Like many of the nuclear workers, Remezenko lives in Slavutych, a town of 25,000 built to house workers forced to abandon Pripyat.

“We are among the lowest paid and worst-treated nuclear workers,” Sergey Akamovych, an executive committee member of the union, told us. “We don’t produce any energy to sell so we don’t make them any profit.”

But there is still room for corruption, he said. Only 60 percent of the government’s allocation for Chernobyl makes it to the plant each year. The rest, he said, “disappears.”

Some 2,700 workers from Slavutych work at Chernobyl, dismantling the remaining reactors, processing leftover nuclear fuel and preventing new radioactive leaks.
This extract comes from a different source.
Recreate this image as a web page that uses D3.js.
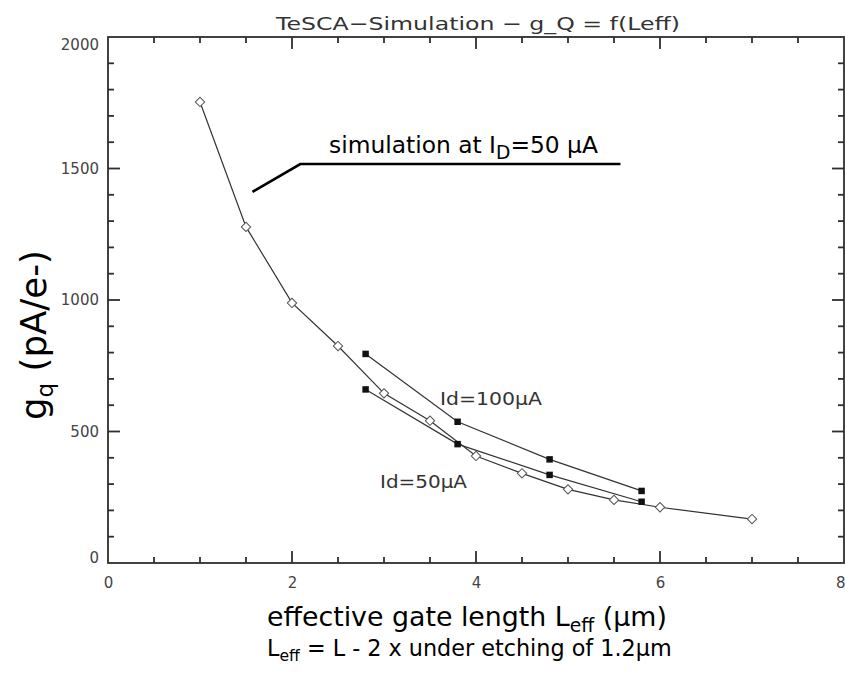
<!DOCTYPE html>
<html>
<head>
<meta charset="utf-8">
<script src="https://cdn.jsdelivr.net/npm/d3@7"></script>
<style>
  html, body { margin: 0; padding: 0; background: #fff; }
  svg { display: block; }
</style>
</head>
<body>
<svg id="chart" width="845" height="675"></svg>
<script>
// ---- data ----
const simX   = [1, 1.5, 2, 2.5, 3, 3.5, 4, 4.5, 5, 5.5, 6, 7];
const simY   = [1753, 1278, 989, 825, 645, 541, 407, 341, 280, 240, 212, 167];
const measX  = [2.8, 3.8, 4.8, 5.8];
const id50Y  = [660, 452, 335, 233];
const id100Y = [795, 537, 394, 274];
const xTickLabels = [0, 2, 4, 6, 8];
const yTickLabels = [0, 500, 1000, 1500, 2000];
const titleText = "TeSCA\u2212Simulation \u2212 g_Q = f(Leff)";

// ---- layout ----
const svg = d3.select("#chart");
const x = d3.scaleLinear().domain([0, 8]).range([108, 844]);
const y = d3.scaleLinear().domain([0, 2000]).range([563, 37]);
const frameColor = "#2e2e2e";
const hershey = "'DejaVu Sans', sans-serif";
const tahoma = "'DejaVu Sans', sans-serif";

function fit(sel, width) {
  const base = parseFloat(sel.attr("font-size"));
  const w = sel.node().getComputedTextLength();
  sel.attr("font-size", base * width / w);
}

// frame
svg.append("rect")
  .attr("x", x(0)).attr("y", y(2000))
  .attr("width", x(8) - x(0)).attr("height", y(0) - y(2000))
  .attr("fill", "none").attr("stroke", frameColor).attr("stroke-width", 1.8);

// ticks (inward on all four sides)
const xTicks = d3.range(0.5, 8, 0.5).map(v => ({ v, len: v % 2 === 0 ? 12 : 6 }));
const yTicks = d3.range(100, 2000, 100).map(v => ({ v, len: v % 500 === 0 ? 12 : 6 }));
const tg = svg.append("g").attr("stroke", frameColor).attr("stroke-width", 1.8);
tg.selectAll("line.xb").data(xTicks).join("line").attr("class", "xb")
  .attr("x1", d => x(d.v)).attr("x2", d => x(d.v))
  .attr("y1", y(0)).attr("y2", d => y(0) - d.len);
tg.selectAll("line.xt").data(xTicks).join("line").attr("class", "xt")
  .attr("x1", d => x(d.v)).attr("x2", d => x(d.v))
  .attr("y1", y(2000)).attr("y2", d => y(2000) + d.len);
tg.selectAll("line.yl").data(yTicks).join("line").attr("class", "yl")
  .attr("y1", d => y(d.v)).attr("y2", d => y(d.v))
  .attr("x1", x(0)).attr("x2", d => x(0) + d.len);
tg.selectAll("line.yr").data(yTicks).join("line").attr("class", "yr")
  .attr("y1", d => y(d.v)).attr("y2", d => y(d.v))
  .attr("x1", x(8)).attr("x2", d => x(8) - d.len);

// tick labels via axes
const gx = svg.append("g").attr("transform", `translate(0,${y(0)})`)
  .call(d3.axisBottom(x).tickValues(xTickLabels).tickSize(0).tickPadding(14).tickFormat(d3.format("d")));
gx.select(".domain").remove();
gx.selectAll("text").attr("font-family", hershey).attr("font-size", 15).attr("fill", "#444")
  .attr("text-anchor", d => d === 8 ? "end" : "middle")
  .attr("dx", d => d === 8 ? 1 : 0);

const gy = svg.append("g").attr("transform", `translate(${x(0)},0)`)
  .call(d3.axisLeft(y).tickValues(yTickLabels).tickSize(0).tickPadding(9).tickFormat(d3.format("d")));
gy.select(".domain").remove();
gy.selectAll("text").attr("font-family", hershey).attr("font-size", 15).attr("fill", "#444")
  .attr("dy", d => d === 0 ? "-0.05em" : d === 2000 ? "0.85em" : "0.32em");

// title
svg.append("text")
  .attr("x", 478).attr("y", 30).attr("text-anchor", "middle")
  .attr("font-family", hershey).attr("font-size", 18).attr("fill", "#333")
  .attr("textLength", 404).attr("lengthAdjust", "spacingAndGlyphs")
  .style("white-space", "pre")
  .text(titleText);

// lines
const line = d3.line().x(d => x(d[0])).y(d => y(d[1]));
const series = [
  { xs: simX, ys: simY, marker: "diamond" },
  { xs: measX, ys: id50Y, marker: "square" },
  { xs: measX, ys: id100Y, marker: "square" }
];
series.forEach(s => {
  const pts = s.xs.map((v, i) => [v, s.ys[i]]);
  svg.append("path").attr("d", line(pts))
    .attr("fill", "none").attr("stroke", "#333").attr("stroke-width", 1.2);
});
series.forEach(s => {
  const pts = s.xs.map((v, i) => [v, s.ys[i]]);
  if (s.marker === "diamond") {
    svg.append("g").selectAll("path").data(pts).join("path")
      .attr("d", d3.symbol(d3.symbolSquare, 44)())
      .attr("transform", d => `translate(${x(d[0])},${y(d[1])}) rotate(45)`)
      .attr("fill", "#fff").attr("stroke", "#555").attr("stroke-width", 1);
  } else {
    svg.append("g").selectAll("path").data(pts).join("path")
      .attr("d", d3.symbol(d3.symbolSquare, 42)())
      .attr("transform", d => `translate(${x(d[0])},${y(d[1])})`)
      .attr("fill", "#111");
  }
});

// series labels
svg.append("text").attr("x", 440).attr("y", 405)
  .attr("font-family", hershey).attr("font-size", 17).attr("fill", "#333")
  .attr("textLength", 102).attr("lengthAdjust", "spacingAndGlyphs").text("Id=100\u00b5A");
svg.append("text").attr("x", 380).attr("y", 488)
  .attr("font-family", hershey).attr("font-size", 17).attr("fill", "#333")
  .attr("textLength", 87).attr("lengthAdjust", "spacingAndGlyphs").text("Id=50\u00b5A");

// annotation
const leader = [[1.57, 1411], [2.09, 1517], [5.57, 1517]];
svg.append("path").attr("d", line(leader))
  .attr("fill", "none").attr("stroke", "#000").attr("stroke-width", 2.6);
const ann = svg.append("text").attr("x", 329).attr("y", 153)
  .attr("font-family", tahoma).attr("font-size", 20).attr("fill", "#000");
ann.append("tspan").text("simulation at I");
ann.append("tspan").attr("font-size", "0.8em").attr("dy", "0.3em").text("D");
ann.append("tspan").attr("dy", "-0.24em").text("=50 \u00b5A");
fit(ann, 269);

// axis titles
const xt = svg.append("text").attr("x", 267).attr("y", 626)
  .attr("font-family", tahoma).attr("font-size", 24).attr("fill", "#000");
xt.append("tspan").text("effective gate length L");
xt.append("tspan").attr("font-size", "0.7em").attr("dy", "0.3em").text("eff");
xt.append("tspan").attr("dy", "-0.21em").text(" (\u00b5m)");
fit(xt, 400);

const xt2 = svg.append("text").attr("x", 267).attr("y", 656)
  .attr("font-family", tahoma).attr("font-size", 18).attr("fill", "#000");
xt2.append("tspan").text("L");
xt2.append("tspan").attr("font-size", "0.7em").attr("dy", "0.3em").text("eff");
xt2.append("tspan").attr("dy", "-0.21em").text(" = L - 2 x under etching of 1.2\u00b5m");
fit(xt2, 405);

const yt = svg.append("text")
  .attr("transform", "translate(46,420) rotate(-90)")
  .attr("font-family", tahoma).attr("font-size", 25).attr("fill", "#000");
yt.append("tspan").text("g");
yt.append("tspan").attr("font-size", "0.65em").attr("dy", "0.3em").text("q");
yt.append("tspan").attr("dy", "-0.195em").text(" (pA/e-)");
fit(yt, 170);
</script>
</body>
</html>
It is a slow and dangerous process. All four reactors are closed; the last shut down in 2000. Two reactors — No. 5 and No. 6 — were under construction at the time of the explosion and still stand, partially built and surrounded by a gaggle of cranes.

Approximately 200 tons of fuel, plutonium and other highly radioactive fission by-products remain in the bowels of the destroyed reactor No. 4.

Somewhere between 600,000 to 800,000 workers — known as liquidators — were involved in the cleanup effort. Thousands of coal miners were drafted from across Ukraine to dig a tunnel under the wreckage and install a coil to cool the concrete floor and reinforce cracks.

At first they were granted special government benefits because of the danger of the work, including two years of pensions for each year they worked. But nuclear workers more and more had to fight successive Ukrainian governments over wages and pensions. In February 1999, workers set up tent camps outside government offices in Kiev and the country’s five nuclear plants demanding they be paid more than $15 million in outstanding wages.

The fighting example of workers who have been involved in the cleanup and maintenance of the Chernobyl nuclear site is part of the political struggle taking shape in Ukraine today. Protests by liquidators took place from 2011 through 2013 from Kiev to Kharkiv to Luhansk, opposing the pension cuts ordered by President Viktor Yanukovych, who was overthrown in popular anti-government demonstrations in February.